According to him, this power had been accordingly exercised in Lagos State when the Hotel Occupancy Law and Restaurant Consumption Tax Law were passed. But stakeholders in the state had expressed mixed reaction to the nine months law.

According to a tax expert, Mr Taiye Babajide, the introduction of Hotel Occupancy and Restaurant Law by the state government was a right step in the right direction and did not tantamount to double taxation in the real sense of it.

“This is tax that is directed at a specific and defined businesses. Owners of Hotels and bars would not be anyway subjected to other rounds of taxation. That is why the state government categorised it as an executive bill and which was also sent to the state assembly for thorough deliberation before it was assented to by governor Fashola.

“The law is in line with the constitution of the country and would protect the interest of the people in the state. The revenue the state has got from it so far has been used to provide infrastructures you see here and there in the state.”

Also reacting, a lawyer, Tunde Adetayo told our correspondent that the state government did not foul following the introduction of Hotel Occupancy and Restaurant Law. According to him, it was the exclusive preserve of the state to impose sales tax law.

However, Mr Adeoye Emmanuel, a property consultant, said the new law was nothing but an agent of double taxation. He said most of the owners of hotels and bars in the state were already being taxed on source of materials they used in running their business, adding that there should be no reason why the government should continue with the levy.

‘’Even the people who patronize these hotels are being unnecessarily taxed, even though they may have been double taxed by the state and the federal government somewhere.’’

Aligning his position with Emmanuel’s, an hotelier who identified himself as Banji told our correspondent that the  nine months old law was unfavourable to him and some of his colleagues. “You see, we are helpless; we just have to pay the tax. Sometimes we are forced to transfer the liability to our customers, some of whom have device ways of spending little in the hotels in order to escape an aspect of the tax.’’

Banji may have spoken the minds of his colleagues, who under the aegis of Registered Trustees of the Fast Food Confectioners of Nigeria recently sued the state government at the Federal High Court, challenging the validity of the law.

Mass Everest Hotels Limited and Chariot Hotels Limited also filed a similar suit against the Attorney-General of Lagos State and the State Internal Revenue Service (LIRS) at the State High Court, contending that the state government could not validly make the consumption law in view of the provision of section 4(2) and (3) of the Constitution and section 1 of the Taxes and Levies Act. They therefore prayed the court to restrain the government from enforcing the law.

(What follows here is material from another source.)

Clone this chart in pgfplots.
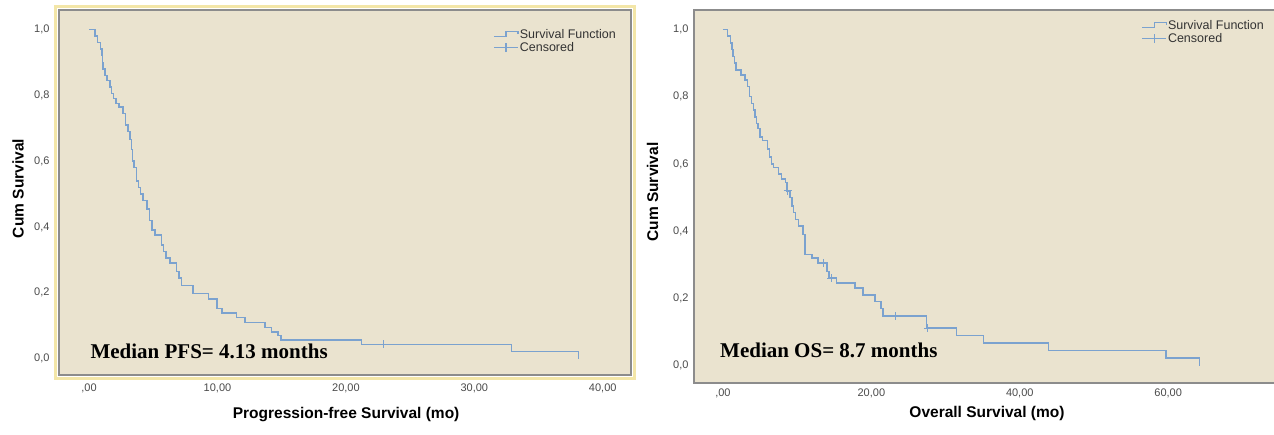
\documentclass[border=0pt]{standalone}
\usepackage{pgfplots}
\pgfplotsset{compat=1.18}
\usepackage{fontspec}
\setmainfont{Liberation Sans}
\newfontfamily\medianfont{Liberation Serif}
\definecolor{panelbg}{HTML}{EAE3CF}
\definecolor{framegray}{HTML}{8C8C8C}
\definecolor{hiyellow}{HTML}{F3E6A8}
\definecolor{kmblue}{HTML}{7BA2CF}
\definecolor{tickgray}{HTML}{4A4A4A}
\definecolor{legendgray}{HTML}{333333}

% PFS: event times (mo) and survival after each step
\pgfplotstableread{
t S
0 1.0
0.45 0.98
0.65 0.96
0.9 0.94
1.0 0.92
1.05 0.90
1.1 0.88
1.25 0.86
1.4 0.845
1.65 0.825
1.75 0.805
1.9 0.79
2.1 0.775
2.35 0.765
2.65 0.745
2.85 0.71
3.05 0.69
3.2 0.665
3.3 0.635
3.4 0.60
3.5 0.58
3.7 0.54
3.85 0.52
4.0 0.50
4.2 0.48
4.5 0.455
4.7 0.42
4.9 0.39
5.15 0.375
5.65 0.345
5.8 0.325
6.0 0.305
6.3 0.29
6.8 0.265
7.0 0.245
7.2 0.222
8.1 0.197
9.3 0.181
9.95 0.152
10.35 0.139
11.5 0.125
12.15 0.11
13.7 0.095
14.2 0.08
14.7 0.07
14.95 0.057
21.2 0.043
32.9 0.022
38.1 0.0
}\pfsdata

\pgfplotstableread{
t S
22.9 0.043
}\pfscens

% OS
\pgfplotstableread{
t S
0 1.0
0.6 0.98
1.0 0.96
1.2 0.94
1.35 0.92
1.55 0.90
1.75 0.88
2.4 0.865
3.0 0.85
3.3 0.83
3.6 0.80
3.85 0.78
4.1 0.76
4.3 0.74
4.55 0.72
4.75 0.705
5.0 0.68
5.35 0.67
6.0 0.645
6.3 0.62
6.55 0.60
6.8 0.59
7.5 0.57
7.9 0.555
8.4 0.545
8.6 0.52
9.05 0.50
9.3 0.475
9.5 0.455
9.8 0.435
10.15 0.415
10.8 0.39
11.05 0.33
12.0 0.32
12.8 0.305
14.0 0.28
14.3 0.26
15.3 0.245
17.8 0.23
18.9 0.21
20.5 0.19
21.3 0.17
21.6 0.147
27.45 0.111
31.5 0.089
35.1 0.067
43.9 0.045
59.7 0.023
64.2 0.0
}\osdata

\pgfplotstableread{
t S
8.7 0.52
13.6 0.305
14.6 0.26
23.2 0.147
27.6 0.111
}\oscens

\pgfplotsset{
  km/.style={
    scale only axis,
    axis background/.style={fill=panelbg},
    axis line style={draw=framegray, line width=1.8pt},
    major tick length=0pt,
    tick style={draw=none},
    ymin=-0.05, ymax=1.059,
    ytick={0,0.2,0.4,0.6,0.8,1},
    yticklabels={{0,0},{0,2},{0,4},{0,6},{0,8},{1,0}},
    ticklabel style={font=\fontsize{11}{13}\selectfont, text=tickgray},
    xticklabel style={anchor=center},
    label style={font=\bfseries\fontsize{15.5}{18}\selectfont, text=black},
    ylabel={Cum Survival},
    legend style={draw=none, fill=none, font=\fontsize{12.5}{14}\selectfont,
      text=legendgray, nodes={inner sep=1.2pt}, anchor=north east},
    legend cell align=left,
  },
  kmline/.style={const plot, kmblue, line width=1.5pt,
    legend image code/.code={\draw[kmblue, line width=1.2pt]
      (0pt,-2pt) -- (12pt,-2pt) -- (12pt,3pt) -- (24pt,3pt) -- (24pt,0.5pt);}},
  kmcens/.style={only marks, mark=+, mark size=4pt, kmblue,
    mark options={line width=1.2pt},
    legend image code/.code={\draw[kmblue, line width=1.2pt] (0pt,0pt) -- (24pt,0pt);
      \draw[kmblue, line width=1.2pt] (12pt,-4.5pt) -- (12pt,4.5pt);}},
}

\begin{document}
\begin{tikzpicture}
\useasboundingbox (0,0) rectangle (1274pt,434pt);

\begin{axis}[km, name=pfs,
  at={(59pt,59pt)}, anchor=south west,
  width=572pt, height=365pt,
  xmin=-2.34, xmax=42.2,
  xtick={0,10,20,30,40},
  xticklabels={{,00},{10,00},{20,00},{30,00},{40,00}},
  xticklabel style={yshift=-13pt},
  yticklabel style={xshift=-6pt},
  xlabel={Progression-free Survival (mo)},
  xlabel style={at={(axis description cs:0.502,-0.107)}, anchor=center},
  ylabel style={at={(axis description cs:-0.0717,0.511)}, anchor=center, rotate=0},
  legend style={at={(0.981,0.956)}},
]
\addplot[kmline] table[x=t, y=S] {\pfsdata};
\addlegendentry{Survival Function}
\addplot[kmcens] table[x=t, y=S] {\pfscens};
\addlegendentry{Censored}
\node[anchor=west, inner sep=0pt, font=\medianfont\bfseries\fontsize{21}{23}\selectfont]
  at (axis cs:0.1,0.021) {Median PFS= 4.13 months};
\end{axis}
\draw[hiyellow, line width=2.5pt]
  ([shift={(-3.5pt,-3.5pt)}]pfs.south west) rectangle ([shift={(3.5pt,3.5pt)}]pfs.north east);

\begin{axis}[km, name=os,
  at={(694pt,51pt)}, anchor=south west,
  width=586pt, height=373pt,
  xmin=-3.9, xmax=75.07,
  ymin=-0.052, ymax=1.058,
  xtick={0,20,40,60},
  xticklabels={{,00},{20,00},{40,00},{60,00}},
  xticklabel style={yshift=-10pt},
  yticklabel style={xshift=-2pt},
  xlabel={Overall Survival (mo)},
  xlabel style={at={(axis description cs:0.5,-0.083)}, anchor=center},
  ylabel style={at={(axis description cs:-0.0705,0.512)}, anchor=center, rotate=0},
  legend style={at={(0.98,0.981)}},
]
\addplot[kmline] table[x=t, y=S] {\osdata};
\addlegendentry{Survival Function}
\addplot[kmcens] table[x=t, y=S] {\oscens};
\addlegendentry{Censored}
\node[anchor=west, inner sep=0pt, font=\medianfont\bfseries\fontsize{21}{23}\selectfont]
  at (axis cs:-0.4,0.046) {Median OS= 8.7 months};
\end{axis}
\end{tikzpicture}
\end{document}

In the verdict of the two cases, the Federal Court presided over by Justice Okechuckwu Okeke restrained the Lagos State government from implementing the law, a position that has already been appealed against, the lower court presided over by Justice Hakeem Oshodi, recently held that the consumption tax law was validly passed by the Lagos State House of Assembly, adding that it was separate and distinguishable from the taxes exclusively reserved to the federal government.

The court also identified that the hotel operators lacked the locus standi to sue because they were agents for collection while the tax was on consumers.

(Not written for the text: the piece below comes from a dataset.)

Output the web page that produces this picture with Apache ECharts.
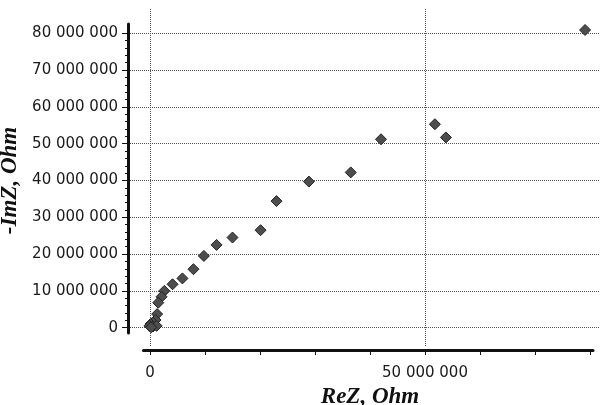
<!DOCTYPE html>
<html>
<head>
<meta charset="utf-8">
<script src="https://cdn.jsdelivr.net/npm/echarts@6/dist/echarts.min.js"></script>
<style>html,body{margin:0;padding:0;background:#fff}#c{width:602px;height:405px}</style>
</head>
<body>
<div id="c"></div>
<script>
// ReZ (Ohm) and -ImZ (Ohm)
const reZ = [79100000, 53800000, 51800000, 42000000, 36500000, 28900000, 23000000, 20100000,
  15000000, 12100000, 9800000, 7900000, 5900000, 4100000, 2600000, 2100000, 1500000, 1300000,
  1000000, 500000, 100000, -100000, 500000, 1200000, 200000];
const negImZ = [80900000, 51700000, 55300000, 51200000, 42200000, 39700000, 34400000, 26500000,
  24500000, 22500000, 19500000, 15900000, 13400000, 11800000, 10000000, 8400000, 6800000, 3700000,
  2100000, 1400000, 1000000, 500000, 300000, 500000, 100000];
const xLabelValues = [0, 50000000];
const xTitle = 'ReZ, Ohm';
const yTitle = '-ImZ, Ohm';

const fmt = v => String(v).replace(/\B(?=(\d{3})+(?!\d))/g, ' ');
const labelFont = {fontFamily: 'DejaVu Sans', fontSize: 15, color: '#1a1a1a'};
const nameFont = {fontFamily: 'Liberation Serif', fontSize: 23, fontWeight: 'bold', fontStyle: 'italic', color: '#111'};
const dotted = {type: 'dotted', color: '#555', width: 1};
const off = {show: false};
const g = o => Object.assign({outerBoundsMode: 'none', containLabel: false}, o);

const chart = echarts.init(document.getElementById('c'), null, {renderer: 'canvas'});
chart.setOption({
  animation: false,
  grid: [
    g({left: 128, right: 2, top: 33.3, bottom: 77.3}),   // data + horizontal grid + y labels
    g({left: 150, right: 177, top: 9, bottom: 58}),      // vertical grid
    g({left: 128, right: 2, top: 24, bottom: 72}),       // y axis line
    g({left: 143.5, right: 9, top: 9, bottom: 55}),      // x axis line
    g({left: 150, right: 12, top: 9, bottom: 55})        // x ticks + labels
  ],
  xAxis: [
    {gridIndex: 0, type: 'value', min: -4000000, max: 81818000, show: false},
    {gridIndex: 1, type: 'value', min: 0, max: 50000000, interval: 50000000,
      axisLine: off, axisTick: off, axisLabel: off, splitLine: {show: true, lineStyle: dotted}},
    {gridIndex: 2, type: 'value', show: false},
    {gridIndex: 3, type: 'value', min: 0, max: 1,
      axisLine: {show: true, onZero: false, lineStyle: {color: '#111', width: 3}},
      axisTick: off, axisLabel: off, splitLine: off},
    {gridIndex: 4, type: 'value', min: 0, max: 80000000, interval: 10000000,
      axisLine: {show: false, onZero: false},
      axisTick: {show: true, length: 5, lineStyle: {color: '#111', width: 1}},
      axisLabel: Object.assign({margin: 16, formatter: v => xLabelValues.includes(v) ? fmt(v) : ''}, labelFont),
      splitLine: off,
      name: xTitle, nameLocation: 'middle', nameGap: 35, nameTextStyle: nameFont}
  ],
  yAxis: [
    {gridIndex: 0, type: 'value', min: 0, max: 80000000, interval: 10000000,
      axisLine: {show: false, onZero: false},
      axisTick: {show: true, length: 6, lineStyle: {color: '#111', width: 1}},
      minorTick: {show: true, splitNumber: 5, length: 3, lineStyle: {color: '#111', width: 1}},
      axisLabel: Object.assign({margin: 10, formatter: fmt}, labelFont),
      splitLine: {show: true, lineStyle: dotted},
      name: yTitle, nameLocation: 'middle', nameGap: 103, nameRotate: 90, nameTextStyle: nameFont},
    {gridIndex: 1, type: 'value', show: false},
    {gridIndex: 2, type: 'value', min: 0, max: 1,
      axisLine: {show: true, onZero: false, lineStyle: {color: '#111', width: 3}},
      axisTick: off, axisLabel: off, splitLine: off},
    {gridIndex: 3, type: 'value', show: false},
    {gridIndex: 4, type: 'value', show: false}
  ],
  series: [{
    type: 'scatter', xAxisIndex: 0, yAxisIndex: 0, clip: false,
    symbol: 'diamond', symbolSize: 11,
    itemStyle: {color: '#4d4d4d', borderColor: '#222', borderWidth: 1, opacity: 1},
    data: reZ.map((x, i) => [x, negImZ[i]])
  }]
});
</script>
</body>
</html>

The presiding Judge said: “The tax is limited, and not general. It is not targeted on income or profit or capital gains, but for the use or progression or for the right to the use or possession of any hotel, hotel facility or events centre, or who purchases consumable goods or services in any restaurant whether or not located within a hotel in the state.”

Besides, it seems some hoteliers are already pitching their tents with the new law and willing to ensure that it succeeds.

For instance, recently some sanctioned hotelier in Lagos metropolis threatened to sue their executive members over misleading information on the five per cent consumption tax levies. Some of them who reacted during the closure of their hotels expressed dismay over the executive attitudes of misleading members not to pay their tax to the state.